A skill web or a skill tree, though, is really just a way of expressing
the relationships between skills -- it's those relationships that are
important, not the expression of them.  So, here are a few ways that
some RPGs have had skills relate to each other:

 - Subskills.  One skill may be wholly included in another skill.  If 
   this is the case, the score in the including skill may be used 
   whenever the included skill is needed, but not vice-versa.  This
   sort of relationship is often shown by a tree, for obvious reasons.

   Example:  a hunting skill might include subskills of tracking, 
     stalking, and concealment.

   Uses:  A good subskill setup makes it easier to list a character's
     skills, since subskills of a skill need not be listed unless the
     character is better at them.  It also helps prevent cases where 
     a player forgets to take a skill that his/her character should
     logically have.

   Notes:  A given subskill might be included in more than one general
     skill; for example, lockpicking might be included under both 
     a locksmith skill and a burglary skill.  A class-level system can
     be thought of as a very specific type of subskill system -- most
     characters have only one very general skill, which determines how 
     good they are at doing anything.

 - Prerequisite skills.  In order to learn or to use a particular skill,
   it may be necessary to have other skills.  A particular minimum level
   may be needed in those skills.

   Examples:  In a cyberpunk setting, cyberware installation and repair
     might have prerequisites of neurosurgery and electronics.  In a
     fantasy world, magical theory might have mathematics as a
     prerequisite.

   Uses:  Prerequisite skills can be used to enforce a certain order of
     gaining skills.  In a skill-based system, this can prevent characters
     from acquiring nonsensical skill combinations.  It also makes certain
     skills harder to acquire, and can be used to force players to take
     skills that they might not otherwise take -- such as mathematics.

 - Defaults.  A character may be able to use a skill that he/she does not
   actually have a score in if he/she has a related skill.  Usually this
   will be at a penalty.

   Example:  Broadsword skill might be usable as a default for shortsword
     skill, and vice-versa.

   Uses:  This helps to accurately reflect that may skills, particularly
     weapon skills, are related.  

   Notes:  In a system which has prerequisites, skills may often default
     to their prerequisites.

 - Influence.  A high score in one skill may help when using another
   skill in certain situations.  Similarly, a low score in a skill may
   be a hindrance when using another skill under certain situations.

   Examples:  A high skill in acting might be of help when trying to
     use a disguise skill.  On the other side of things, a low skill
     in horse riding may give a penalty to one's sword skill when 
     trying to use a sword from horseback.

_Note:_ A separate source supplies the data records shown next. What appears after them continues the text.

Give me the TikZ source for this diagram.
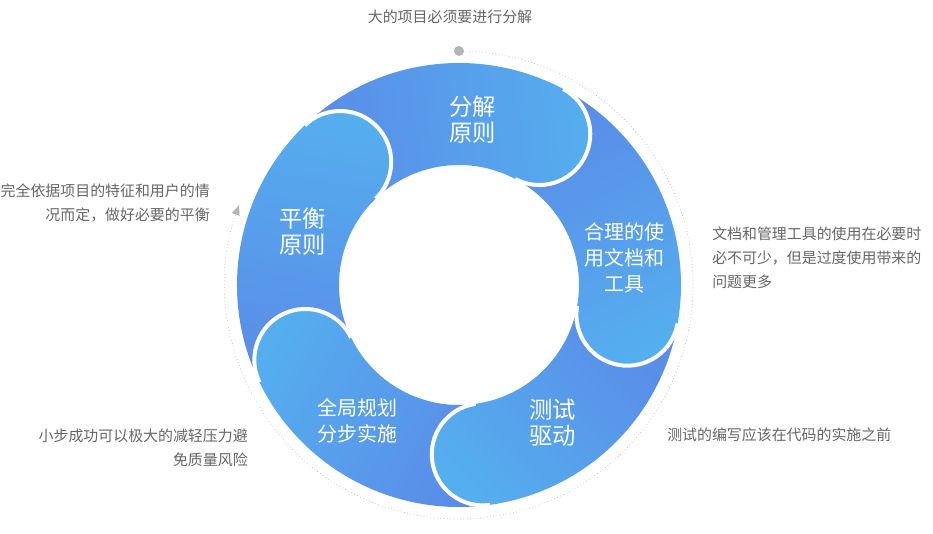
\documentclass[tikz,border=0pt]{standalone}
\usepackage{fontspec}
\setmainfont{Noto Sans CJK SC}
\usepackage{tikz}
\usetikzlibrary{arrows.meta}
\definecolor{ringdark}{RGB}{90,140,232}
\definecolor{ringlight}{RGB}{85,174,238}
\definecolor{notegray}{RGB}{102,102,102}
\definecolor{guidegray}{RGB}{180,180,180}
\tikzset{
	ringpart/.style={top color=ringlight,bottom color=ringdark,shading angle=#1},
	headline/.style={draw=white,line width=3pt},
	guide/.style={draw=guidegray,dotted,line width=0.5pt},
	note/.style={inner sep=0pt,text=notegray,font=\fontsize{11.2}{18}\selectfont},
	bigtext/.style={inner sep=0pt,text=white,align=center,font=\fontsize{17.5}{19.5}\selectfont},
	smalltext/.style={inner sep=0pt,text=white,align=center,font=\fontsize{15}{19.5}\selectfont}
}
\newcommand{\ringpart}[2]{
	\path [ringpart=#2] (#1+72:222) arc [start angle=#1+72, end angle=#1, radius=222]
		arc [start angle=#1, end angle=#1-180, radius=51]
		arc [start angle=#1, end angle=#1+72, radius=120] -- cycle
}

\begin{document}
\begin{tikzpicture}[x=0.75pt,y=0.75pt]
	\useasboundingbox (-459,-248) rectangle (474,285);

	% Ring parts, each head covers the tail of the next one
	\foreach \a [evaluate=\a as \s using \a-144] in {134,-154,-82,-10,62}
		\ringpart{\a}{\s};
	\begin{scope}
		\clip (134:171) circle [radius=51];
		\ringpart{134}{-10};
	\end{scope}
	\foreach \a in {134,-154,-82,-10,62}
		\draw [headline] (\a:222) arc [start angle=\a, end angle=\a-180, radius=51];

	% Dotted guide round the ring
	\coordinate (start) at (90:234);
	\draw [guide,-{Triangle[length=7.5pt,width=6pt]}] (start) arc [start angle=90, end angle=-200, radius=234];
	\fill [guidegray] (start) circle [radius=5];

	% Texts in the ring
	\node [bigtext] (fenjie) at (14,165) {分解\\原则};
	\node [smalltext] (heli) at (166,27) {合理的使\\用文档和\\工具};
	\node [bigtext] (ceshi) at (94,-137.5) {测试\\驱动};
	\node [smalltext] (quanju) at (-101.5,-135.5) {全局规划\\分步实施};
	\node [bigtext] (pingheng) at (-156,53.5) {平衡\\原则};

	% Notes round the ring
	\node [note] (topnote) at (-9,268) {大的项目必须要进行分解};
	\node [note,anchor=west,align=left] (rightnote) at (253,27) {文档和管理工具的使用在必要时\\必不可少，但是过度使用带来的\\问题更多};
	\node [note,anchor=west] (testnote) at (208,-150) {测试的编写应该在代码的实施之前};
	\node [note,anchor=east,align=right] (stepnote) at (-211,-162.5) {小步成功可以极大的减轻压力避\\免质量风险};
	\node [note,anchor=east,align=right] (balancenote) at (-249,82) {完全依据项目的特征和用户的情\\况而定，做好必要的平衡};
\end{tikzpicture}
\end{document}
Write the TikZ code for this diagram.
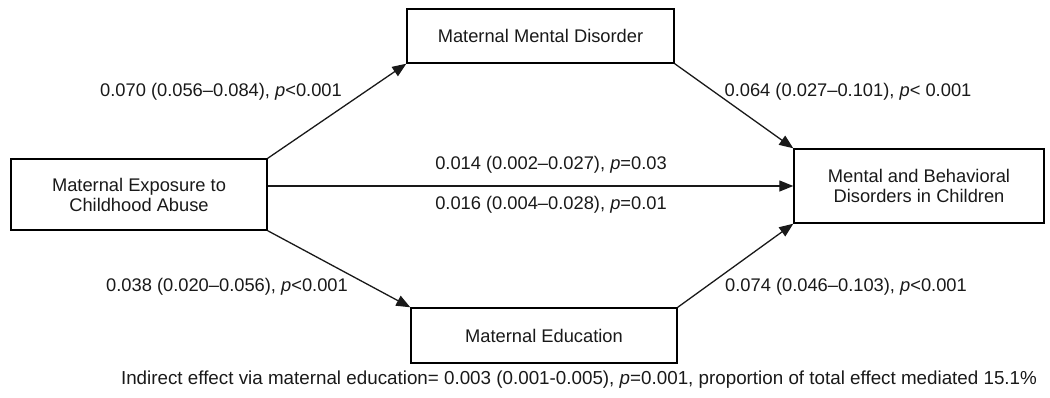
\documentclass[tikz,border=0pt]{standalone}
\usepackage{fontspec}
\setmainfont{Liberation Sans}
\usetikzlibrary{arrows.meta}
\begin{document}
\begin{tikzpicture}[x=1pt,y=-1pt,
  every node/.style={font=\fontsize{18.3}{20}\selectfont, text=black!90},
  box/.style={draw=black, line width=1.4pt, rectangle, align=center, inner sep=0pt},
  lbl/.style={inner sep=0pt, anchor=center},
  arr/.style={line width=1.3pt, draw=black!90, -{Triangle[length=14pt,width=11pt]}}]
\useasboundingbox (0,0) rectangle (1050,397);
\node[box, minimum width=256pt, minimum height=71pt] (left) at (139,194.5) {Maternal Exposure to\\Childhood Abuse};
\node[box, minimum width=267pt, minimum height=54pt] (top) at (540.5,36) {Maternal Mental Disorder};
\node[box, minimum width=250pt, minimum height=74pt] (right) at (919,186) {Mental and Behavioral\\Disorders in Children};
\node[box, minimum width=266pt, minimum height=55pt] (bottom) at (544,335.5) {Maternal Education};
\draw[arr] (left.north east) -- (top.south west);
\draw[arr] (top.south east) -- (right.north west);
\draw[arr] (left.south east) -- (bottom.north west);
\draw[arr] (bottom.north east) -- (right.south west);
\draw[arr] (left.east |- right.west) -- (right.west);
\node[lbl] (l1) at (221,92) {0.070 (0.056--0.084), \textit{p}<0.001};
\node[lbl] (l2) at (848,92) {0.064 (0.027--0.101), \textit{p}< 0.001};
\node[lbl] (l3) at (551,165) {0.014 (0.002--0.027), \textit{p}=0.03};
\node[lbl] (l4) at (551,205) {0.016 (0.004--0.028), \textit{p}=0.01};
\node[lbl] (l5) at (227,287) {0.038 (0.020--0.056), \textit{p}<0.001};
\node[lbl] (l6) at (846,287) {0.074 (0.046--0.103), \textit{p}<0.001};
\node[lbl, font=\fontsize{18.8}{20}\selectfont] (note) at (579,380) {Indirect effect via maternal education= 0.003 (0.001-0.005), \textit{p}=0.001, proportion of total effect mediated 15.1\%};
\end{tikzpicture}
\end{document}
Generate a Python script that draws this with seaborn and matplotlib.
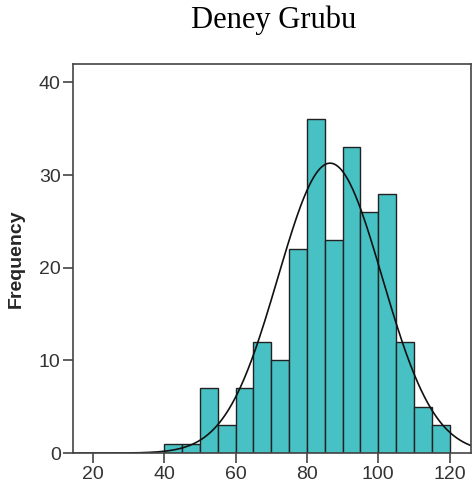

   Uses:  Allowing influences can give more uses for skills that 
     otherwise might see little use.  It also allows for a bit more 
     individualization in the way that characters do things, particularly
     in systems where players are allowed to suggest skills they have
     that might be a positive influence on actions.

   Notes:  Over-liberal use of influence can get ridiculous -- "I'll use 
     my fiddling skill to help me cook the fish."  "What?  How are you
     going to do that?"  "Well, first I need to build a fire, and I'm 
     used to rapidly rubbing a stick across something else.  Then, I need
     to keep track of how long things have been cooking, and I can count
     beats to help me keep track of time..."

     I've added the rider that influences can only help in certain 
     situations to differentiate influences from those systems which
     make it cheaper to buy levels in skills that you already have good
     default skills for.

That's all that I can think of in the time I have... other thoughts out
there?

--
       |\      _,,,---,,_        Travis S. Casey  <efindel at io.com>
 ZZzz  /,`.-'`'    -.  ;-;;,_   No one agrees with me.  Not even me.